J’ai la chance de pouvoir porter la voix du Nord vaudois à Berne. Que ce soit dans le dossier de l’horaire CFF 2025 ou encore sur celui des sites pollués, en lien avec la modification de la loi sur la protection de l’environnement. Je remarque qu’en étant à la fois municipale et au Parlement, des synergies peuvent se créer. Vous savez, ça ne me fait pas peur de travailler 50 ou 60 heures par semaine, parce que j’aime maîtriser les dossiers que je suis amenée à traiter.
On sent bien que votre cœur balance entre le travail de terrain à Yverdon-les-Bains et la possibilité d’agir pour la région à l’échelle du Parlement. Comment gérez-vous cela actuellement ?
Vous avez raison, ce n’est pas une décision facile à prendre. Je ressens un véritable conflit de loyauté car d’un côté j’adore ce que ce que je fais à la Municipalité d’Yverdon-les-Bains et je tiens beaucoup à mes équipes, et de l’autre les enjeux à Berne sont passionnants. Et ce n’est jamais facile de s’y faire élire. Ce choix s’annonce compliqué, mais il me faudra prendre en compte plusieurs paramètres pour déterminer où je trouve le plus de plaisir et où je peux être la plus utile.
Pratiques différentes
Dans les statuts des partis cantonaux, la thématique des doubles mandats n’est pas traitée de la même façon. Le Parti socialiste et les Verts, eux, possèdent des articles dédiés à la problématique. Au PS, parti de Brenda Tuosto, l’article 48, alinéa 1 des statuts stipule que «les mandats de député·e au Grand Conseil ou de conseiller·ère d’Etat ou de membre d’un exécutif d’une commune importante sont incompatibles avec un mandat de député·e aux Chambres fédérales. Le Comité directeur peut accorder une dérogation.» Toute la nuance réside dans le terme «commune importante». On comprend sans peine qu’Yverdon-les-Bains (environ 30 000 habitants), deuxième ville du canton de Vaud entre clairement dans cette définition alors que, par exemple, Sainte-Croix (environ 5 000 habitants) en est exclue.

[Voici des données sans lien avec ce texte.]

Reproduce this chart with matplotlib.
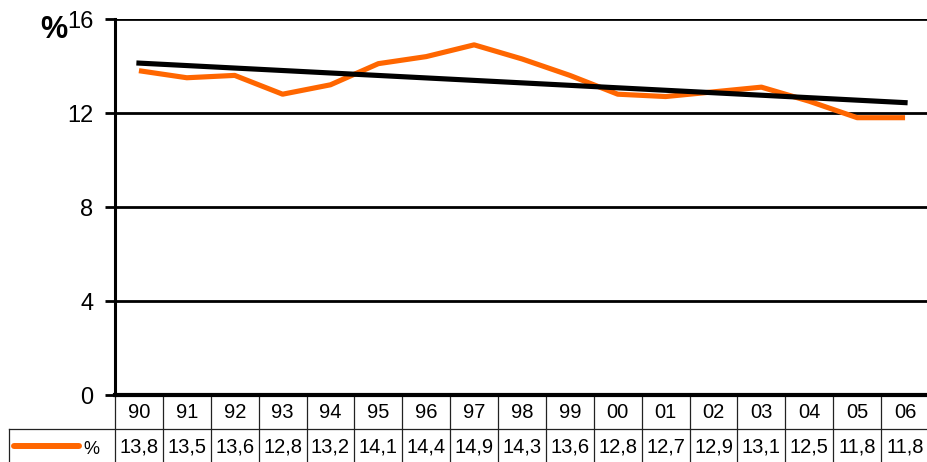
import numpy as np
import matplotlib
matplotlib.use('Agg')
import matplotlib.pyplot as plt
import matplotlib.transforms as mtransforms

plt.rcParams['font.family'] = ['Liberation Sans', 'DejaVu Sans']

years = ['90', '91', '92', '93', '94', '95', '96', '97', '98', '99',
         '00', '01', '02', '03', '04', '05', '06']
values = [13.8, 13.5, 13.6, 12.8, 13.2, 14.1, 14.4, 14.9, 14.3, 13.6,
          12.8, 12.7, 12.9, 13.1, 12.5, 11.8, 11.8]
yticks = [0, 4, 8, 12, 16]

W, H = 928, 462
fig = plt.figure(figsize=(W / 100, H / 100), dpi=100)


def fy(py):
    # pixel from top -> figure fraction
    return 1 - py / H


def fx(px):
    return px / W


# plot area in pixels
left, right, top, bottom = 115, 929, 19, 395
ax = fig.add_axes([fx(left), fy(bottom), fx(right) - fx(left), fy(top) - fy(bottom)])

x = np.arange(len(values))
ax.set_xlim(-0.5, len(values) - 0.5)
ax.set_ylim(0, 16)

for t in yticks[1:]:
    ax.axhline(t, color='black', lw=2, zorder=1)

ax.plot(x, values, color='#FF6600', lw=3.7, solid_capstyle='butt', zorder=3)
# linear trend
coef = np.polyfit(x, values, 1)
ax.plot(x, np.polyval(coef, x), color='black', lw=3.7, zorder=4)

for s in ['top', 'right']:
    ax.spines[s].set_visible(False)
ax.spines['left'].set_linewidth(2.2)
ax.spines['bottom'].set_linewidth(3)
ax.set_xticks([])
ax.set_yticks(yticks)
ax.set_yticklabels([str(t) for t in yticks], fontsize=17)
ax.tick_params(axis='y', length=7.5, width=2, pad=8)

fig.text(fx(53.5), fy(30), '%', fontsize=22, fontweight='bold', ha='center', va='center')

# data table
tr = mtransforms.blended_transform_factory(ax.transData, fig.transFigure)
row1_top, row_mid, row2_bot = 395, 429, 462
lc = '#222222'
for i in range(len(years) + 1):
    xb = i - 0.5
    ax.plot([xb, xb], [fy(row1_top), fy(row2_bot)], color=lc, lw=0.9,
            transform=tr, clip_on=False)
for i, (yr, v) in enumerate(zip(years, values)):
    ax.text(i, fy(412), yr, fontsize=14.5, ha='center', va='center', transform=tr)
    ax.text(i, fy(447), str(v).replace('.', ','), fontsize=14.5, ha='center',
            va='center', transform=tr)

fig.add_artist(plt.Line2D([fx(9), fx(right)], [fy(row_mid), fy(row_mid)],
                          color=lc, lw=0.9))
fig.add_artist(plt.Line2D([fx(9.5), fx(9.5)], [fy(row_mid), fy(row2_bot)],
                          color=lc, lw=0.9))
fig.add_artist(plt.Line2D([fx(14), fx(79)], [fy(446), fy(446)],
                          color='#FF6600', lw=4.3, solid_capstyle='round'))
fig.text(fx(91.5), fy(449), '%', fontsize=13, ha='center', va='center')

fig.savefig('out.png', dpi=100)
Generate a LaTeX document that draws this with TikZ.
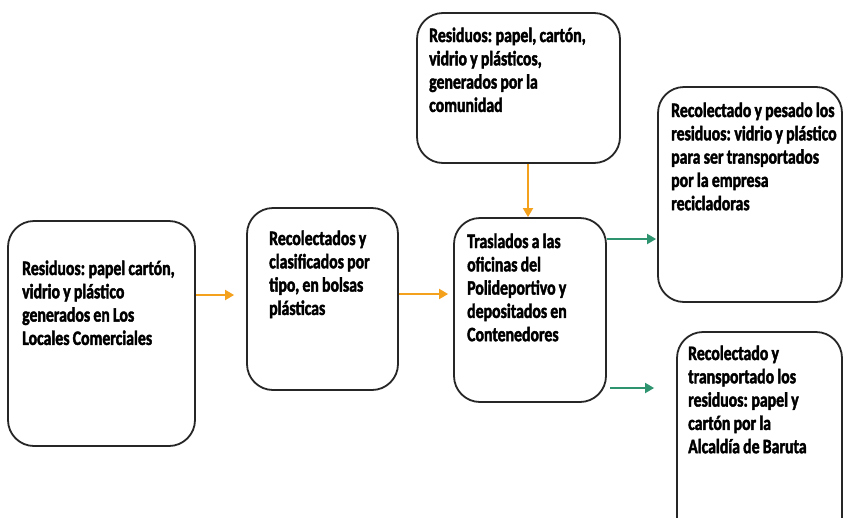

Chez les Verts vaudois, précieux alliés du PS dans la Cité thermale, c’est l’article 7, alinéa b qui régule ces cas: «La fonction d’élu·e au législatif fédéral (Conseil des Etats et Conseil national) est incompatible avec toute fonction exécutive dans une commune de plus de 10 000 habitant·e·s.» A noter que tant le PLR Vaud que l’UDC Vaud n’ont rien d’inscrit dans leurs statuts concernant les doubles mandats.